Morgen zal het al vijf jaar geleden zijn dat de Poolse auteur Slawomir Mrozek is overleden…
Deze auteur mocht zich bij leven en welzijn gelukkig prijzen dat hij zo populair was in het Gentse Arcatheater. In 1962 was men er al als de kippen bij om de Nederlandse versie van zijn allereerste stuk “De Politie” te creëren met v.l.n.r. op de foto Bert De Wilde, Nolle Versyp, Herman Cornelis en Daniël De Cock. Dat was een jaar vóór Mrozek met zijn familie niet meer zou terugkeren van een vakantie in Italië. In plaats daarvan verkaste hij naar Frankrijk, waar hij in 1978 de Franse nationaliteit zou verkrijgen.
Het merkwaardige daarbij is dat Mrozek in de stalinistische periode juist wél een groot supporter van het regime was. Op Wikipedia maakt men zich b.v. nogal druk omdat hij de veroordeling van een aantal priesters met vurige geschriften heeft ondersteund.

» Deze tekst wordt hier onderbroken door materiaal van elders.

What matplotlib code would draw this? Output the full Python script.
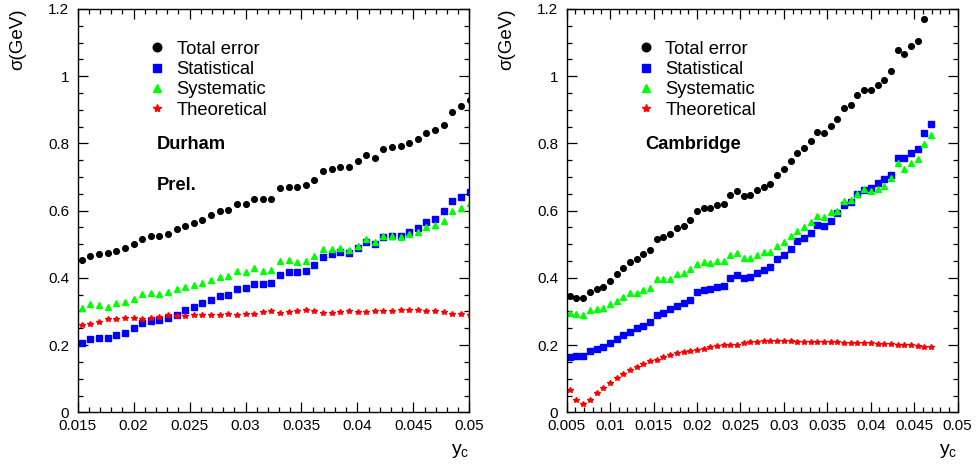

Aan Krystyna Dąbrowska zou hij later verklaren: “Being twenty years old, I was ready to accept any ideological proposition without looking a gift-horse in the mouth – as long as it was revolutionary. […] I was lucky not to be born German say in 1913. I would have been a Hitlerite because the recruitment method was the same.” Maar dan in ’t Pools uiteraard…
Op 29/11/1992 zag ik in Arca “Te voet” (Pieszo) in een regie van Dirk Buyse en een decor van Erik Lagrain. Met John Willaert (vader), Jan Steen (zoon), Bert André (de filosoof Superius), Mieke Bouve (zijn vriendin), Guido Schiffer (violist), Mia Grijp (de marketentster Baba), Peggy Schepens (haar dochter), Eric Kerremans (luitenant Zielinski), Wim Opbrouck (zijn accordeonspelende gezel), Frans Van Der Aa (onderwijzer) en Ilse Roman (Cleopatra).
Een knappe productie over hoe oorlog zowel het slechtste als het beste in de mens naar boven haalt. Enerzijds is er de brutaliteit, verpersoonlijkt in de luitenant en zijn akoliet (en ook wel de vader als hij dronken is), anderzijds is er de samenhorigheid nadat de filosoof zijn morele superioriteit heeft aangewend om de bezittingen van Baba te “kraken”. Hij kan (of beter: wil) zich nadien, als de drank heeft toegeslagen, echter niet verzetten tegen haar verkrachting. Daarom loopt zijn vriendin over naar zijn ideologische tegenstander, de onderwijzer, terwijl hijzelf troost vindt bij de mythische Cleopatra.
Op dat moment is de oorlog reeds gedaan en wordt de jeugd (de twee jongeren) voor de keuze gesteld tussen drie opportunistische keuzes: kiezen voor het westen (de ex-soldaten), het communistische regime (de onderwijzer) of de droomwereld van Superius (eigenlijk de auteur Ignacy Witkiewicz, 1885-1939, die zelfmoord pleegde op de dag dat de oorlog uitbreekt). Uiteindelijk kiest de zoon voor geen van de drie, maar trekt hij toch maar verder met zijn vader, nadat ze van schoenen hebben verwisseld.
Erik Lagrain heeft een sterk scènebeeld opgebouwd, dat in soberheid wel contrasteert met zijn scenografie voor het tegelijk lopende “Hamlet”-project in het NTG. De toeschouwers zitten op ouderwetse stoelen en onder ouderwetse luchters in een soort van “salon”, terwijl de acteurs de “gradins” bespelen, waar normaal de banken staan.
Dirk Buyse laat de voorstelling beginnen met een potpourri van populaire liederen uit die tijd én anti-militaristische songs, gecomponeerd of gearrangeerd door Dick Vander Harst (vocal coach: Françoise Vanhecke). Ook tijdens de samenhorigheidsscène iets over halfweg wordt er ingetogen gezongen.
Na de val van het communisme keerde Mrozek terug naar zijn geboorteland, maar keerde na enkele jaren toch weer terug naar Frankrijk, waar hij overleed in Nice. Toch werd hij in Krakau met veel kerkelijke eer begraven door niemand minder dan de aartsbisschop zelf!